The second challenge—data storage—presented two possible approaches: database storage or file-based storage. Based on experience, it was clear that storing such massive volumes of data in traditional mainstream databases would be difficult to sustain. File-based storage, on the other hand, is a common approach for this type of power-system data.

We proposed the file-storage option to the customer, but it was ultimately not selected. On one hand, storing continuous, large-scale raw sampling data as files would introduce significant limitations for downstream data applications. On the other hand, the customer was looking for a solution with a higher degree of innovation.

Database Selection and Validation

Since the customer rejected the file-based storage approach, we were pushed back to considering a database-based solution. This led us to explore newer database technologies.

After repeated comparisons, the strong performance metrics of TDengine, the time-series database developed by Taos Data, stood out. We focused on three core performance indicators that mattered most for this project: write throughput, query efficiency, and storage capability. Before formally adopting TDengine, we carried out validation tests against these three criteria.

For testing, we created 10 tables, each with 50 data columns, and deployed the database in single-node mode. We then developed a simulation program that continuously inserted 10,000 rows per second into each table, resulting in sustained high-ingest workloads across all 10 tables. At the same time, SQL queries were executed to evaluate database behavior under concurrent write and query pressure.

SELECT COUNT(*) FROM tablename WHERE ts > now - 1s;

We used this setup to verify whether data generated within the current one-second window was being written to the database in a timely manner.

If the database were unable to keep up with the write load, data would begin to accumulate, and the most recent data would no longer be queryable. To check for this issue, we ran the system continuously for several days and then executed the same SQL queries. The results showed that the latest data from the most recent second was still available in the database, indicating that any backlog remained within one second. In other words, the data was being written in near real time, with no noticeable delay.

We then doubled the data generation rate and repeated the test. The results were the same, further demonstrating TDengine’s strong write performance.

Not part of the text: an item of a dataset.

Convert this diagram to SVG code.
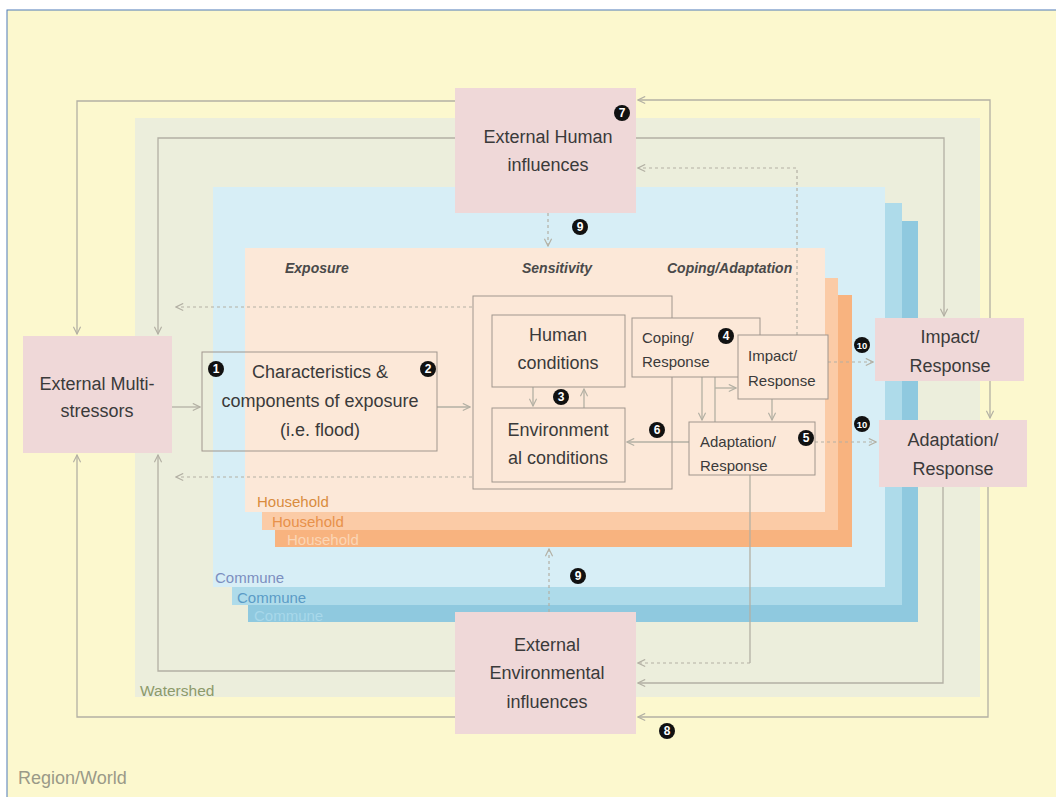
<svg xmlns="http://www.w3.org/2000/svg" width="1056" height="797" viewBox="0 0 1056 797">
<defs>
<marker id="ah" viewBox="0 0 10 10" refX="9" refY="5" markerWidth="9" markerHeight="9" orient="auto" markerUnits="userSpaceOnUse">
<path d="M1,1 L9,5 L1,9" fill="none" stroke="#B3B0A4" stroke-width="1.3"/>
</marker>
</defs>
<style>
.t{font-family:"Liberation Sans",Arial,sans-serif;fill:#3A3A3A;dominant-baseline:central}
.big{font-size:18px;text-anchor:middle}
.sm{font-size:15px}
.hd{font-size:14px;font-style:italic;font-weight:bold;fill:#4A4A4A}
.lbl{font-family:"Liberation Sans",Arial,sans-serif;font-size:15px;dominant-baseline:central}
.pink{fill:#EFD8D8}
.box{fill:none;stroke:#A0968D;stroke-width:1}
.boxf{fill:#FCE8D8;stroke:#A0968D;stroke-width:1}
.c{fill:none;stroke:#B3B0A4;stroke-width:1.3}
.d{fill:none;stroke:#B3B0A4;stroke-width:1.2;stroke-dasharray:3 3}
.b circle{fill:#111}
.b text{font-family:"Liberation Sans",Arial,sans-serif;font-size:12px;font-weight:bold;fill:#fff;text-anchor:middle;dominant-baseline:central}
</style>
<rect x="0" y="0" width="1056" height="797" fill="#ffffff"/>
<rect x="7" y="10" width="1060" height="800" fill="#FCF8CE" stroke="#4F7BB8" stroke-width="1"/>
<g id="levels">
<rect x="135" y="118" width="845" height="579" fill="#ECEEDC"/>
<rect x="248" y="221" width="670" height="401" fill="#8FC9DF"/>
<rect x="232" y="203" width="670" height="402" fill="#AEDBEA"/>
<rect x="213" y="187" width="672" height="400" fill="#D7EEF6"/>
<rect x="275" y="295" width="577" height="252" fill="#F8B37F"/>
<rect x="262" y="278" width="576" height="252" fill="#FBCBA6"/>
<rect x="245" y="248" width="580" height="264" fill="#FCE8D8"/>
<text class="lbl" x="257" y="501" fill="#D98C3E">Household</text>
<text class="lbl" x="272" y="521" fill="#E8914A">Household</text>
<text class="lbl" x="287" y="539" fill="#FBD6B6">Household</text>
<text class="lbl" x="215" y="577" fill="#7C8EC0">Commune</text>
<text class="lbl" x="237" y="597" fill="#5B9BC6">Commune</text>
<text class="lbl" x="254" y="615" fill="#A8D8EA">Commune</text>
<text class="lbl" x="140" y="690" fill="#8C9A6A" style="font-size:15.5px">Watershed</text>
<text class="lbl" x="18" y="778" fill="#9A9A88" style="font-size:18px">Region/World</text>
<text class="t hd" x="285" y="268">Exposure</text>
<text class="t hd" x="522" y="268">Sensitivity</text>
<text class="t hd" x="667" y="268">Coping/Adaptation</text>
</g>
<g id="connectors">
<path class="c" d="M455,101 H77 V334" marker-end="url(#ah)"/>
<path class="c" d="M455,138 H158 V334" marker-end="url(#ah)"/>
<path class="c" d="M455,717 H77 V455" marker-end="url(#ah)"/>
<path class="c" d="M455,671 H158 V455" marker-end="url(#ah)"/>
<path class="c" d="M990,318 V100 H638" marker-end="url(#ah)"/>
<path class="c" d="M636,138 H944 V316" marker-end="url(#ah)"/>
<path class="c" d="M990,381 V418" marker-end="url(#ah)"/>
<path class="c" d="M988,487 V717 H638" marker-end="url(#ah)"/>
<path class="c" d="M943,487 V683 H638" marker-end="url(#ah)"/>
<path class="d" d="M797,335 V168 H638" marker-end="url(#ah)"/>
<path class="c" d="M750,475 V663"/>
<path class="d" d="M750,663 H638" marker-end="url(#ah)"/>
<path class="d" d="M548,213 V246" marker-end="url(#ah)"/>
<path class="d" d="M549,612 V549" marker-end="url(#ah)"/>
<path class="d" d="M472,307 H176" marker-end="url(#ah)"/>
<path class="d" d="M472,477 H176" marker-end="url(#ah)"/>
<path class="d" d="M828,362 H873" marker-end="url(#ah)"/>
<path class="d" d="M815,442 H876" marker-end="url(#ah)"/>
<path class="c" d="M172,407 H200" marker-end="url(#ah)"/>
<path class="c" d="M437,407 H470" marker-end="url(#ah)"/>
<path class="c" d="M689,442 H627" marker-end="url(#ah)"/>
<path class="c" d="M533,387 V406" marker-end="url(#ah)"/>
<path class="c" d="M584,408 V389" marker-end="url(#ah)"/>
<path class="c" d="M702,377 V420" marker-end="url(#ah)"/>
<path class="c" d="M715,377 V422"/>
<path class="c" d="M715,388 H736" marker-end="url(#ah)"/>
<path class="c" d="M772,399 V420" marker-end="url(#ah)"/>
</g>
<g id="external-human">
<rect class="pink" x="455" y="88" width="181" height="125"/>
<text class="t big" x="548" y="137">External Human</text>
<text class="t big" x="548" y="165">influences</text>
</g>
<g id="external-multi">
<rect class="pink" x="23" y="336" width="149" height="117"/>
<text class="t big" x="97" y="384">External Multi-</text>
<text class="t big" x="97" y="411">stressors</text>
</g>
<g id="external-env">
<rect class="pink" x="455" y="612" width="181" height="122"/>
<text class="t big" x="547" y="645">External</text>
<text class="t big" x="547" y="673">Environmental</text>
<text class="t big" x="547" y="702">influences</text>
</g>
<g id="impact-right">
<rect class="pink" x="875" y="318" width="149" height="63"/>
<text class="t big" x="950" y="337">Impact/</text>
<text class="t big" x="950" y="366">Response</text>
</g>
<g id="adaptation-right">
<rect class="pink" x="879" y="420" width="148" height="67"/>
<text class="t big" x="953" y="440">Adaptation/</text>
<text class="t big" x="953" y="469">Response</text>
</g>
<g id="characteristics">
<rect class="box" x="202" y="352" width="235" height="99"/>
<text class="t big" x="320" y="372">Characteristics &amp;</text>
<text class="t big" x="320" y="401">components of exposure</text>
<text class="t big" x="320" y="430">(i.e. flood)</text>
</g>
<g id="sensitivity">
<rect class="box" x="473" y="296" width="199" height="193"/>
</g>
<g id="human-conditions">
<rect class="box" x="492" y="315" width="133" height="72"/>
<text class="t big" x="558" y="335">Human</text>
<text class="t big" x="558" y="363">conditions</text>
</g>
<g id="environmental-conditions">
<rect class="box" x="492" y="408" width="133" height="74"/>
<text class="t big" x="558" y="430">Environment</text>
<text class="t big" x="558" y="458">al conditions</text>
</g>
<g id="coping-response">
<rect class="boxf" x="632" y="318" width="128" height="59"/>
<text class="t sm" x="642" y="337">Coping/</text>
<text class="t sm" x="642" y="361">Response</text>
</g>
<g id="impact-response">
<rect class="boxf" x="738" y="335" width="90" height="64"/>
<text class="t sm" x="748" y="355">Impact/</text>
<text class="t sm" x="748" y="380">Response</text>
</g>
<g id="adaptation-response">
<rect class="boxf" x="689" y="422" width="126" height="53"/>
<text class="t sm" x="700" y="441">Adaptation/</text>
<text class="t sm" x="700" y="465">Response</text>
</g>
<g id="badges" class="b">
<circle cx="216" cy="369" r="8"/><text x="216" y="369">1</text>
<circle cx="428" cy="369" r="8"/><text x="428" y="369">2</text>
<circle cx="561" cy="397" r="8"/><text x="561" y="397">3</text>
<circle cx="726" cy="336" r="8"/><text x="726" y="336">4</text>
<circle cx="806" cy="438" r="8"/><text x="806" y="438">5</text>
<circle cx="657" cy="430" r="8"/><text x="657" y="430">6</text>
<circle cx="622" cy="113" r="8"/><text x="622" y="113">7</text>
<circle cx="667" cy="731" r="8"/><text x="667" y="731">8</text>
<circle cx="580" cy="227" r="8"/><text x="580" y="227">9</text>
<circle cx="578" cy="576" r="8"/><text x="578" y="576">9</text>
<circle cx="862" cy="345" r="8"/><text x="862" y="345" style="font-size:9.5px">10</text>
<circle cx="862" cy="424" r="8"/><text x="862" y="424" style="font-size:9.5px">10</text>
</g>
</svg>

Query performance was relatively straightforward to validate. We randomly queried hundreds of thousands of records from tables containing tens of billions of rows, and all queries completed in under one second. This confirmed that TDengine also delivers excellent query efficiency.

Finally, we evaluated storage efficiency. Based on our calculations, the system generates approximately 1.7 TB of data per day. Using the du -sh * command to check the TDengine data directory after 24 hours, we found that the actual storage increase was only about 30% of 1.7 TB. This demonstrated TDengine’s strong data compression capabilities.

Based on these outstanding results across write performance, query efficiency, and storage efficiency, we quickly decided to formally adopt TDengine TSDB for the project.

TDengine in Practice

After putting TDengine into production, we found its C++ and Java APIs to be clean and intuitive, and its SQL syntax closely aligned with standard SQL. As a result, the learning curve was almost zero, and adopting TDengine did not introduce any additional workload or complexity to the project.

In the end, TDengine was successfully deployed in the production environment. Its real-world performance matched our validation tests, delivering excellent write throughput and fast query response times. This solid foundation enables the system to support deeper analysis and advanced applications based on raw signal data.

In this project, we stored only high-frequency, continuous sampling data in TDengine. Other low-frequency, discrete time-series data was not written to TDengine and instead remained in traditional databases such as MySQL. Although this type of discrete time-series data is generated at much larger intervals (for example, once every three minutes), the nature of industrial data makes it particularly ill-suited to traditional row-based databases, where data modeling becomes extremely difficult.

For example, in an industrial production system, different devices generate very different types of data: some produce voltage and frequency data, others generate current and power data, while still others produce pressure and temperature data. If all these data types are stored as separate columns in a single table, most rows will contain a large number of empty columns, which significantly degrades database performance.

An alternative approach is to store each data point as a separate row. This is the design we adopted in practice, where each row contains only two meaningful fields: timestamp and value. However, this design results in massive duplication of timestamps and causes the total number of rows to grow by hundreds or even thousands of times, which again has a serious impact on database performance. Its only real advantage is flexibility in schema extension.

As a result, it is extremely difficult to design an optimal solution for industrial data using traditional row-based databases.

Column-oriented databases like TDengine, however, are well suited to these challenges. We can use wide tables to store all data in a single table, and because TDengine is column-based, empty columns have virtually no impact on performance. Alternatively, different categories of data can be modeled within the same logical schema (even if implemented as multiple physical tables), and BigTable-style techniques can be used to aggregate data across tables into a single large table, significantly improving query efficiency.

Future Plans

TDengine is purpose-built for time-series data. Looking ahead, we plan to gradually migrate discrete time-series data into TDengine as well. By leveraging TDengine’s technical capabilities, we will redesign the data model to dramatically improve both write and query performance for this category of data.